TASK INSTRUCTIONS → Repeat each line exactly, leaving nothing out.

DATA →
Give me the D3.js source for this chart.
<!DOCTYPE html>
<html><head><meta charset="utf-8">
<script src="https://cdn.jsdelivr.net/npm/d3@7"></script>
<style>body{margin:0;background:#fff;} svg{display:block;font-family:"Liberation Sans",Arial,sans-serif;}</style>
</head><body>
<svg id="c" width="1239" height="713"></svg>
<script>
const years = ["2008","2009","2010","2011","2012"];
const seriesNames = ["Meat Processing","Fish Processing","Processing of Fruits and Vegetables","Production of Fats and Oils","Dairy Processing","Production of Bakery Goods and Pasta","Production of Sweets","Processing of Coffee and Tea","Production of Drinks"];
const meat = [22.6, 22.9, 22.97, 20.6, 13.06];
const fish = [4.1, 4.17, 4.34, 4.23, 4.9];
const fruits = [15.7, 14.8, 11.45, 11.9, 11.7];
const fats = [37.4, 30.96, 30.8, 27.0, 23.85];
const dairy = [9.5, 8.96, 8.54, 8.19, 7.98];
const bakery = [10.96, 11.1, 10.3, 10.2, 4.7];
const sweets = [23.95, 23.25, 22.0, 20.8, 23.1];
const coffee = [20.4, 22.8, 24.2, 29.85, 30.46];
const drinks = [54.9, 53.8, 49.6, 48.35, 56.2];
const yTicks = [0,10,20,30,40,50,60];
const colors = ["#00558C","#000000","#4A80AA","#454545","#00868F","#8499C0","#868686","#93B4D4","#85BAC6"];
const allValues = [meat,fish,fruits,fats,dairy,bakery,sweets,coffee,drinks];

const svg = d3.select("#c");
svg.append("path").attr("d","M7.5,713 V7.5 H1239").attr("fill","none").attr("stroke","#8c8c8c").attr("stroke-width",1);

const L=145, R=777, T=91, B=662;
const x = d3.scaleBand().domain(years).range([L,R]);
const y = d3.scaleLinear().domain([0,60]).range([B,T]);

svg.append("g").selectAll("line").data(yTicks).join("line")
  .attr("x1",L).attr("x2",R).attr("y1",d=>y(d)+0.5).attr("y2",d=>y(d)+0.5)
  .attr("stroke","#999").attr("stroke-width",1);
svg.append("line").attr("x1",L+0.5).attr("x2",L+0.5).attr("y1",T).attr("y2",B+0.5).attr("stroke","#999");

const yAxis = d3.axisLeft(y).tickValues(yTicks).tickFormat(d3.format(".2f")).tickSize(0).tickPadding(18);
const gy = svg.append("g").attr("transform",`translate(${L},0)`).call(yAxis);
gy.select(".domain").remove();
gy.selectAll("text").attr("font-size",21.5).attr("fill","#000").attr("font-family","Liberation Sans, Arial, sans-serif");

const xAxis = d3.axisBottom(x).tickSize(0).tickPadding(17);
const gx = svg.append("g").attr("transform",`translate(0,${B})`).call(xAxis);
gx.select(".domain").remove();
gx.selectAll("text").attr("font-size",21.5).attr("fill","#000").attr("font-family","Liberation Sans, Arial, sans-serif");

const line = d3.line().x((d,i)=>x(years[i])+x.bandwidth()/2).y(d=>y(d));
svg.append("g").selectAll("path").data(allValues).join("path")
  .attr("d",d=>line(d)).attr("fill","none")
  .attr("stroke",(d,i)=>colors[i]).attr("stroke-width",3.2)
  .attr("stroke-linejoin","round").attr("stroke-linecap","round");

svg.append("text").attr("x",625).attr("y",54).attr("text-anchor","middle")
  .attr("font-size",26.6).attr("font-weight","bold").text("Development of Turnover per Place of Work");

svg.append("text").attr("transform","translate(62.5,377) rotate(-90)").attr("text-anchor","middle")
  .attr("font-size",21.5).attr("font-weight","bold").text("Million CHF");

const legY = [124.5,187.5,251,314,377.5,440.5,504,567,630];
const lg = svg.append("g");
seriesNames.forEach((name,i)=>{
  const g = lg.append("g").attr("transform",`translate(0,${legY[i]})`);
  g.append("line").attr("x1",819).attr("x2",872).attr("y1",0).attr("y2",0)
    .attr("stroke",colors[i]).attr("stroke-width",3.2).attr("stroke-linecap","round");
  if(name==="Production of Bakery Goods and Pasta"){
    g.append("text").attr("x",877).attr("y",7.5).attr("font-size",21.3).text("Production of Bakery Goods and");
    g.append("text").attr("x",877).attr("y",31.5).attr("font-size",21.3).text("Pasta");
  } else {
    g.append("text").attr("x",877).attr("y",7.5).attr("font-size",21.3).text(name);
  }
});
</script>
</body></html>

SOLUTION →
Give me the D3.js source for this chart.
<!DOCTYPE html>
<html><head><meta charset="utf-8">
<script src="https://cdn.jsdelivr.net/npm/d3@7"></script>
<style>body{margin:0;background:#fff;} svg{display:block;font-family:"Liberation Sans",Arial,sans-serif;}</style>
</head><body>
<svg id="c" width="1239" height="713"></svg>
<script>
const years = ["2008","2009","2010","2011","2012"];
const seriesNames = ["Meat Processing","Fish Processing","Processing of Fruits and Vegetables","Production of Fats and Oils","Dairy Processing","Production of Bakery Goods and Pasta","Production of Sweets","Processing of Coffee and Tea","Production of Drinks"];
const meat = [22.6, 22.9, 22.97, 20.6, 13.06];
const fish = [4.1, 4.17, 4.34, 4.23, 4.9];
const fruits = [15.7, 14.8, 11.45, 11.9, 11.7];
const fats = [37.4, 30.96, 30.8, 27.0, 23.85];
const dairy = [9.5, 8.96, 8.54, 8.19, 7.98];
const bakery = [10.96, 11.1, 10.3, 10.2, 4.7];
const sweets = [23.95, 23.25, 22.0, 20.8, 23.1];
const coffee = [20.4, 22.8, 24.2, 29.85, 30.46];
const drinks = [54.9, 53.8, 49.6, 48.35, 56.2];
const yTicks = [0,10,20,30,40,50,60];
const colors = ["#00558C","#000000","#4A80AA","#454545","#00868F","#8499C0","#868686","#93B4D4","#85BAC6"];
const allValues = [meat,fish,fruits,fats,dairy,bakery,sweets,coffee,drinks];

const svg = d3.select("#c");
svg.append("path").attr("d","M7.5,713 V7.5 H1239").attr("fill","none").attr("stroke","#8c8c8c").attr("stroke-width",1);

const L=145, R=777, T=91, B=662;
const x = d3.scaleBand().domain(years).range([L,R]);
const y = d3.scaleLinear().domain([0,60]).range([B,T]);

svg.append("g").selectAll("line").data(yTicks).join("line")
  .attr("x1",L).attr("x2",R).attr("y1",d=>y(d)+0.5).attr("y2",d=>y(d)+0.5)
  .attr("stroke","#999").attr("stroke-width",1);
svg.append("line").attr("x1",L+0.5).attr("x2",L+0.5).attr("y1",T).attr("y2",B+0.5).attr("stroke","#999");

const yAxis = d3.axisLeft(y).tickValues(yTicks).tickFormat(d3.format(".2f")).tickSize(0).tickPadding(18);
const gy = svg.append("g").attr("transform",`translate(${L},0)`).call(yAxis);
gy.select(".domain").remove();
gy.selectAll("text").attr("font-size",21.5).attr("fill","#000").attr("font-family","Liberation Sans, Arial, sans-serif");

const xAxis = d3.axisBottom(x).tickSize(0).tickPadding(17);
const gx = svg.append("g").attr("transform",`translate(0,${B})`).call(xAxis);
gx.select(".domain").remove();
gx.selectAll("text").attr("font-size",21.5).attr("fill","#000").attr("font-family","Liberation Sans, Arial, sans-serif");

const line = d3.line().x((d,i)=>x(years[i])+x.bandwidth()/2).y(d=>y(d));
svg.append("g").selectAll("path").data(allValues).join("path")
  .attr("d",d=>line(d)).attr("fill","none")
  .attr("stroke",(d,i)=>colors[i]).attr("stroke-width",3.2)
  .attr("stroke-linejoin","round").attr("stroke-linecap","round");

svg.append("text").attr("x",625).attr("y",54).attr("text-anchor","middle")
  .attr("font-size",26.6).attr("font-weight","bold").text("Development of Turnover per Place of Work");

svg.append("text").attr("transform","translate(62.5,377) rotate(-90)").attr("text-anchor","middle")
  .attr("font-size",21.5).attr("font-weight","bold").text("Million CHF");

const legY = [124.5,187.5,251,314,377.5,440.5,504,567,630];
const lg = svg.append("g");
seriesNames.forEach((name,i)=>{
  const g = lg.append("g").attr("transform",`translate(0,${legY[i]})`);
  g.append("line").attr("x1",819).attr("x2",872).attr("y1",0).attr("y2",0)
    .attr("stroke",colors[i]).attr("stroke-width",3.2).attr("stroke-linecap","round");
  if(name==="Production of Bakery Goods and Pasta"){
    g.append("text").attr("x",877).attr("y",7.5).attr("font-size",21.3).text("Production of Bakery Goods and");
    g.append("text").attr("x",877).attr("y",31.5).attr("font-size",21.3).text("Pasta");
  } else {
    g.append("text").attr("x",877).attr("y",7.5).attr("font-size",21.3).text(name);
  }
});
</script>
</body></html>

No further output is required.